Abel não dorme
Abel Ferreira tinha razão quando, após a vitória por 4-1 sobre o Fortaleza no fim de semana passado, usou um fator novo, o sono, para criticar um problema antigo, o calendário?
«Nós chegamos [do duelo na Argentina com o River Plate] à academia para tomar o pequeno-almoço às 7h00, sem sequer dormir, qual é o impacto que isso vai ter? Não sei. Falem com os especialistas», pediu.
Cá vai a opinião, especializada, de duas. «O sono é fundamental para a recuperação física, cognitiva e emocional do atleta», começa Cynthia Gobbi, fisioterapeuta pela Sociedade Nacional de Fisioterapia Desportiva e da Atividade Física. «A privação parcial ou total do sono está associada a alterações fisiológicas como o aumento de lactato, marcadores inflamatórios, redução da imunidade e maior tempo de recuperação muscular, além de desequilíbrio autonómico, como o aumento da atividade simpática e redução da parassimpática, o que favorece fadiga, stress e dor aumentada.»
Traduzindo, os jogadores podem revelar excessiva sonolência diurna, fadiga, irritabilidade, défice de atenção e memória, alterações de humor, ansiedade e maior percepção de dor. «Estudos mostram que até 64% dos atletas de elite relatam insónia», diz ainda a especialista.
«E os fatores psicossociais e ambientais, como viagens frequentes, jet lag, fusos horários, horários de treino inadequado, stress competitivo, perfeccionismo e ansiedade, influenciam diretamente na qualidade do sono.»
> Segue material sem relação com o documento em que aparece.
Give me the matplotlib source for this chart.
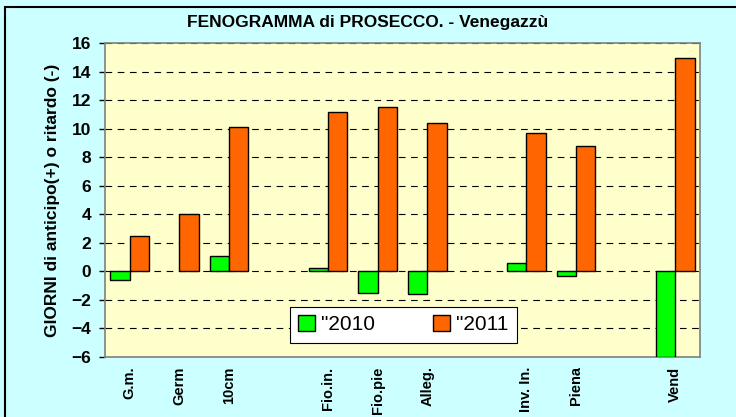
import matplotlib.pyplot as plt
import matplotlib.patches as mpatches
import numpy as np

plt.rcParams['font.family'] = ['Liberation Sans', 'DejaVu Sans']

# empty strings are the gaps between phases
categories = ['G.m.', 'Germ', '10cm', '', 'Fio.in.', 'Fio.pie', 'Alleg.', '',
              'Inv. In.', 'Piena', '', 'Vend']
y2010 = [-0.6, np.nan, 1.1, np.nan, 0.2, -1.5, -1.6, np.nan, 0.6, -0.3, np.nan, -6.0]
y2011 = [2.5, 4.0, 10.1, np.nan, 11.2, 11.5, 10.4, np.nan, 9.7, 8.8, np.nan, 15.0]

fig = plt.figure(figsize=(7.36, 4.17), dpi=100, facecolor='#CCFFFF')
ax = fig.add_axes([105 / 736, 1 - 356.7 / 417, 595 / 736, 313.4 / 417])
ax.set_facecolor('#FFFFCC')

x = np.arange(len(categories))
w = 0.39
ax.bar(x - w / 2, y2010, w, color='#00FF00', edgecolor='black', linewidth=1,
       label='"2010', zorder=3)
ax.bar(x + w / 2, y2011, w, color='#FF6600', edgecolor='black', linewidth=1,
       label='"2011', zorder=3)

ax.set_xlim(-0.5, len(categories) - 0.5)
ax.set_ylim(-6, 16)
ax.set_yticks(np.arange(-6, 17, 2))
ax.yaxis.grid(True, color='black', linestyle=(0, (6, 5)), linewidth=0.8, zorder=1)
ax.set_axisbelow(True)
ax.set_xticks(x)
ax.set_xticklabels(categories, rotation=90, fontweight='bold', fontsize=10.5)
ax.tick_params(axis='x', length=0, pad=7)
ax.tick_params(axis='y', length=4, width=1, labelsize=12.5, pad=6)
for lbl in ax.get_yticklabels():
    lbl.set_fontweight('bold')
for s in ax.spines.values():
    s.set_color('#808080')
    s.set_linewidth(1.2)

ax.set_ylabel('GIORNI di anticipo(+) o ritardo (-)', fontweight='bold',
              fontsize=12.5, labelpad=8)

fig.text(0.5, 1 - 22 / 417, 'FENOGRAMMA di PROSECCO. - Venegazzù',
         ha='center', va='center', fontweight='bold', fontsize=12.5)

leg = ax.legend(loc='lower left', bbox_to_anchor=(0.311, 0.045, 0.381, 0.137),
                mode='expand', ncol=2, fontsize=15, frameon=True, fancybox=False,
                handlelength=0.8, handleheight=0.8, handletextpad=0.3,
                borderaxespad=0, columnspacing=1.5)
leg.get_frame().set_edgecolor('black')
leg.get_frame().set_linewidth(0.8)
leg.get_frame().set_alpha(1)

# chart border (cropped on the right and bottom in the original)
fig.patches.append(mpatches.Rectangle((5 / 736, -0.1), 1.2, 1 - 7 / 417 + 0.1,
                                      transform=fig.transFigure, fill=False,
                                      edgecolor='black', linewidth=1.5))

fig.savefig('out.png', dpi=100, facecolor=fig.get_facecolor())
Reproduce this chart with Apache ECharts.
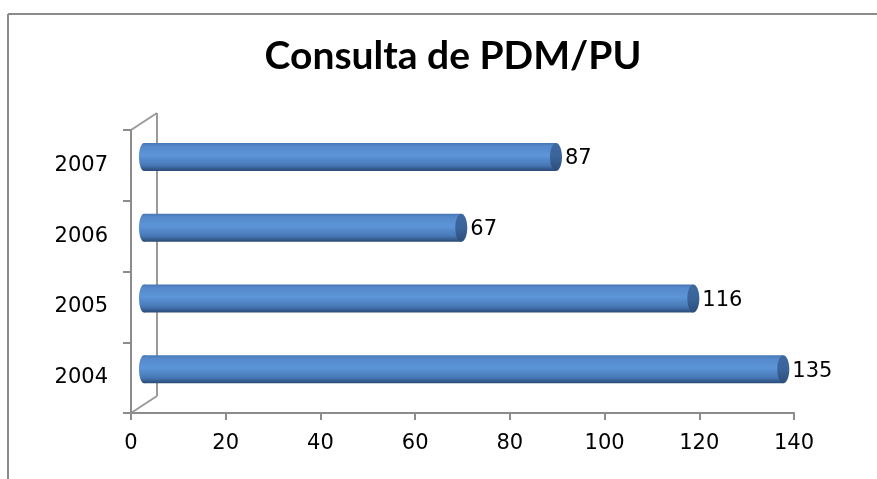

Para Carla Tavares, Head de Medicina da Volt Sports Science, plataforma de saúde e performance para atletas do futebol de elite, «quando o atleta dorme menos tempo ou tem a qualidade do sono pior do que necessita, podem surgir impactos importantes para a performance». «Estudos demonstram que jogadores que dormem menos de oito horas por noite podem ter até 1,7 vezes mais risco de lesão.»
Mas há solução? Para Thiago Freitas, COO da Roc Nation Sports no Brasil, empresa de entretenimento norte-americana, no atual estado de coisas, não. «Como o Brasil é um país continental, exige deslocações como as da Champions League e distribuídas em três meses a menos do que seria possível por conta dos estaduais.» «Jogos na Europa a cada três dias e em países menores do que estados brasileiros geram um desgaste acumulado muito menor do que o de uma rotina de viagens do Ceará ao Rio Grande do Sul, ou mesmo de Salvador a Cuiabá», completa.
Ouvidos os especialistas, a conclusão é que Abel tem, pois, razão. Apurado desde esta semana para a quinta meia-final da Taça dos Libertadores em seis anos, o português está sempre bem desperto.